One of the hard disks in the Apple PowerMac G3 B&W failed. Either due to coincidence or due to the physical movement, this happened during the move. I'm lucky to have multiple disks in there, and the disk which failed wasn't the one with the main operating system partition.

What I've lost are the /home partitions and the partition for /var/mail, which is where incoming mail is stored. That's pretty bad. I'm again lucky (or I was wise, depending on point of view) to have made nightly backups of /home. I didn't do this for /var/mail. Myself I'm moving mails to my mail directory in /home once I read them, but some other people on the machine don't do that. For them it is very important to make local copies of their mail in their mail client before reconnecting.

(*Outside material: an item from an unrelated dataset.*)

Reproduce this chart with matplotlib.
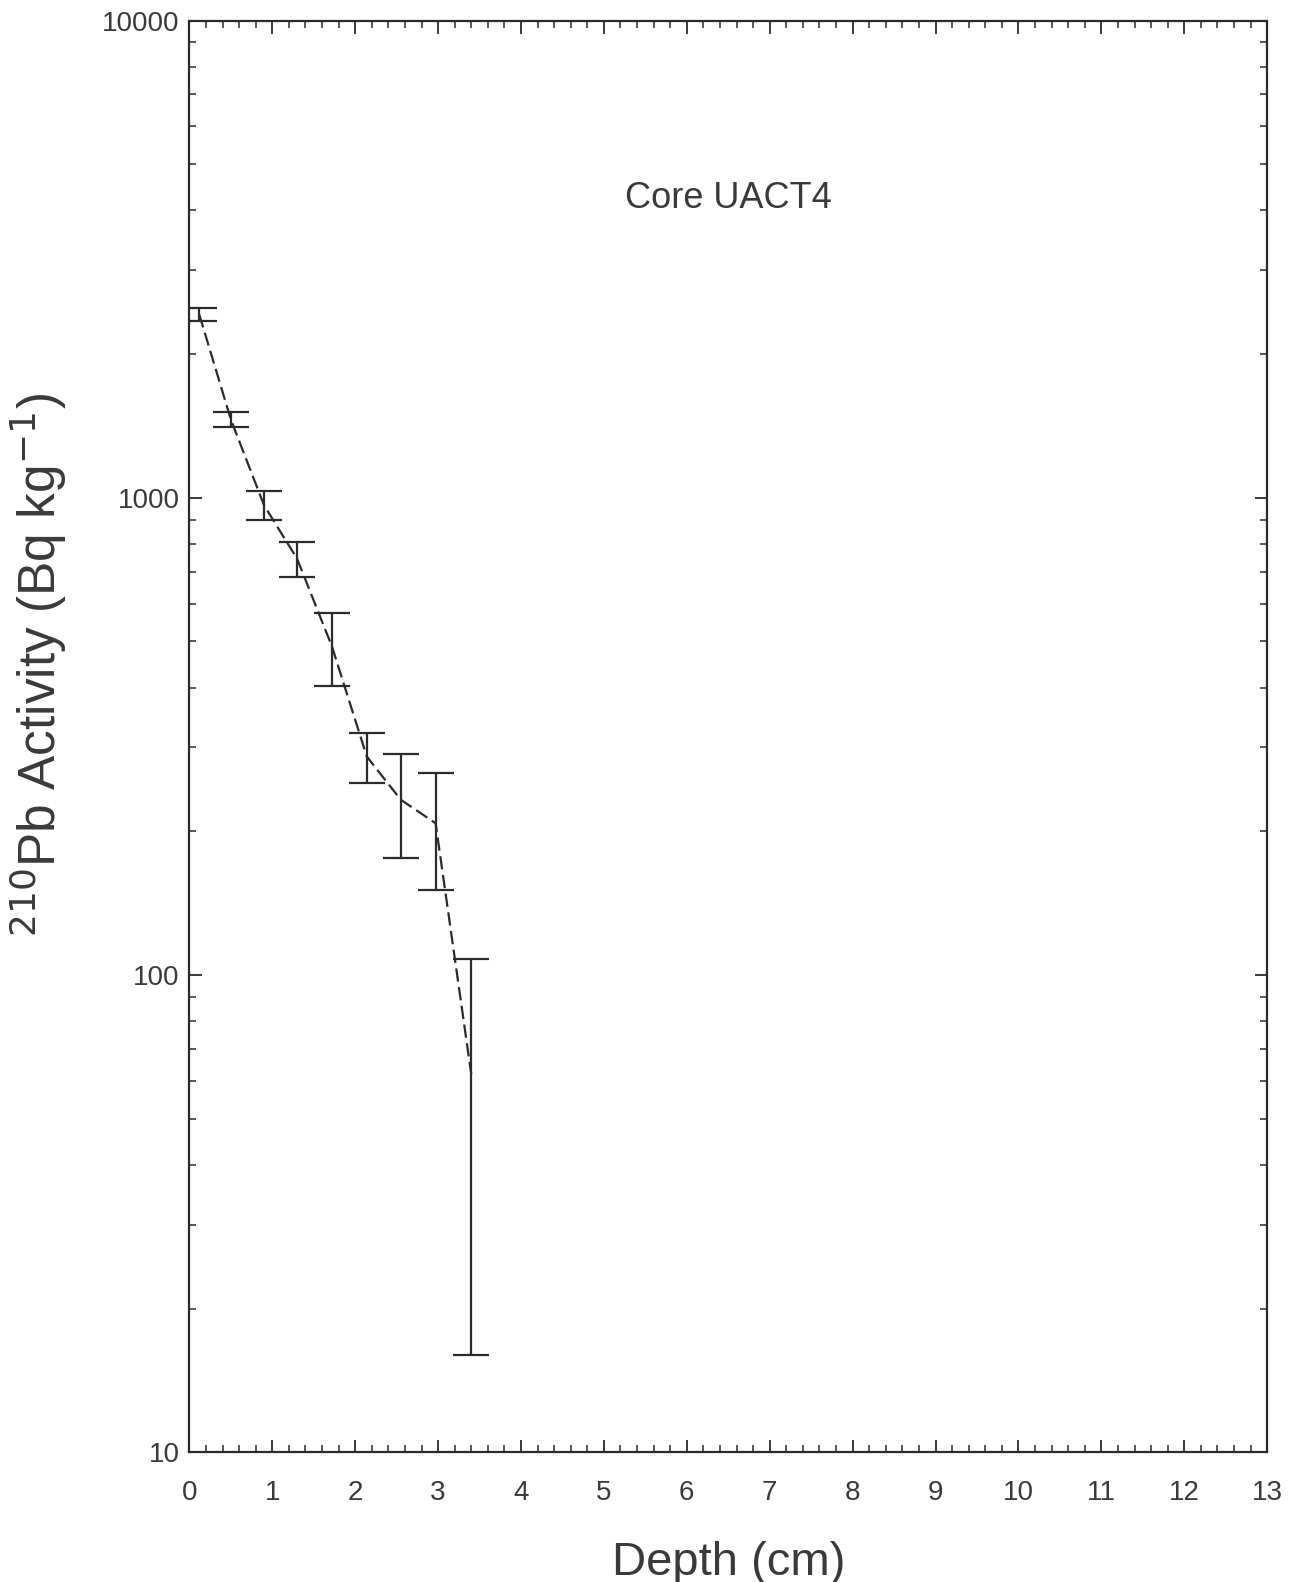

Otherwise their mail client will delete the local copies once it finds they are gone from the server. This is the way IMAP works, it assumes that when a message is gone from the server that you deleted it.

Future outlook

The server started a fun project with no direct reason and no professional service attitude. But after some time it turned out that I like what it's doing so much, that I would miss it if it was gone. That was the reason for moving it to proper housing when the current location wasn't feasible any more. For the near future I will have to find a suitable replacement SCSI hard disk. I will then revise my backup strategy to cover more possibilities. But in any case, the machine is a hobby server and failures may happen again, that's just life. As they say, with hard disks it's not the question "if" they fail, but "when".

Big thanks go to Charlott, Peter, Martin, and Jerome for all their help!